Projeto que equipara aborto a homicídio é inconstitucional e coloca o Brasil na direção do retrocesso

 
No início de 2006, alertamos para o perigo que à época representava o avanço da bancada evangélica no Congresso Nacional, movimento que em pouco tempo atropelaria a liberdade e os direitos individuais do cidadão, empurrando o País na direção do retrocesso. Naquele momento, destacamos que em um Estado laico nenhuma corrente religiosa pode ter prevalência sobre as demais.

Quase dezenove anos depois, o Brasil assiste passivamente ao “rolo compressor” da bancada evangélica no Parlamento, com a imposição criminosa de uma pauta de costumes que atenta contra o direito da dignidade humana.

Na noite de quarta-feira (12), Câmara dos Deputados aprovou de forma simbólica e rasteira o regime de urgência para o Projeto de Lei nº 1.904/24, que equipara o aborto de gestação acima de 22 semanas ao homicídio, aumentando de dez para 20 anos a pena máxima para quem fizer o procedimento. Os projetos com urgência podem ser votados diretamente no Plenário, sem ser submetido à apreciação das comissões temáticas permanentes da Câmara.

A manobra escusa para aprovar o regime de urgência de maneira meteórica, sem que a votação tivesse sido anunciada, foi mais uma manobra escusa do presidente da Câmara dos Deputados, Arthur Lira (PP-AL), que busca na bancada evangélica apoio para fazer seu sucessor no comando da Casa legislativa.

O texto fixa em 22 semanas de gestação o prazo máximo para abortos legais. Atualmente, a lei em vigor permite o aborto nos casos de estupro, de risco de vida à mulher e de anencefalia fetal (quando não há formação do cérebro do feto). Não há no Código Penal definição de tempo máximo de gestação para o aborto legal.

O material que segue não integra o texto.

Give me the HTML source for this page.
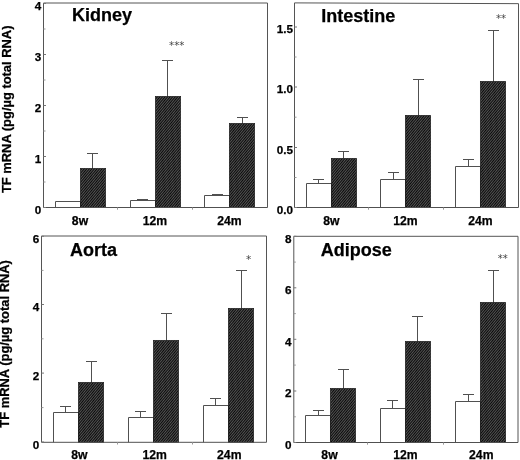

O aborto não previsto em lei é punido com penas que variam de um a três anos, quando provocado pela gestante ou com seu consentimento, e de três a dez anos, quando quem provocar um aborto sem o consentimento da gestante.


 
A pena máxima prevista para esses casos passa a ser de 20 anos nos casos de abortos cometido acima das 22 semanas de gestação, idêntica à punição para homicídio simples prevista no artigo 121 do Código Penal.

Absurdo, o projeto em questão é condescendente com o estuprador, cuja pena máxima é de 10 anos de prisão, ou seja, o criminoso será punido com pena menor do que a prevista às vítimas.

O projeto de autoria do deputado federal Sóstenes Cavalcante é uma retaliação ao Supremo Tribunal Federal (STF), mais precisamente ao ministro Alexandre de Moraes, que recentemente decidiu em caráter liminar ser inválida regra instituída pelo Conselho federal de Medicina para abortos previstos em lei.

No caso de ser aprovado nas duas Casas legislativas (Câmara e Senado), o projeto certamente será derrubado pelo STF com base na garantia da dignidade da pessoa humana, explicitada no artigo 1º da Constituição Federal de 1988.

É preocupante a não manifestação da sociedade brasileira diante de escárnio legislativo proposto por fundamentalistas religiosos, que tentam impor à população crenças e valores, em claro desrespeito ao Estado Democrático de Direito.

Por outro lado, causa espécie o silêncio do governo do presidente Luiz Inácio da Silva em relação ao tema, apenas porque o Palácio do Planalto procura evitar frente de confronto com a bancada evangélica.

É notório que a maioria do Congresso Nacional está empenhada em inviabilizar o governo Lula, que dia após dia é emparedado por políticos desqualificados que usam o mandato parlamentar para chantagear o Executivo, cobrando contrapartidas criminosas em troca de apoio.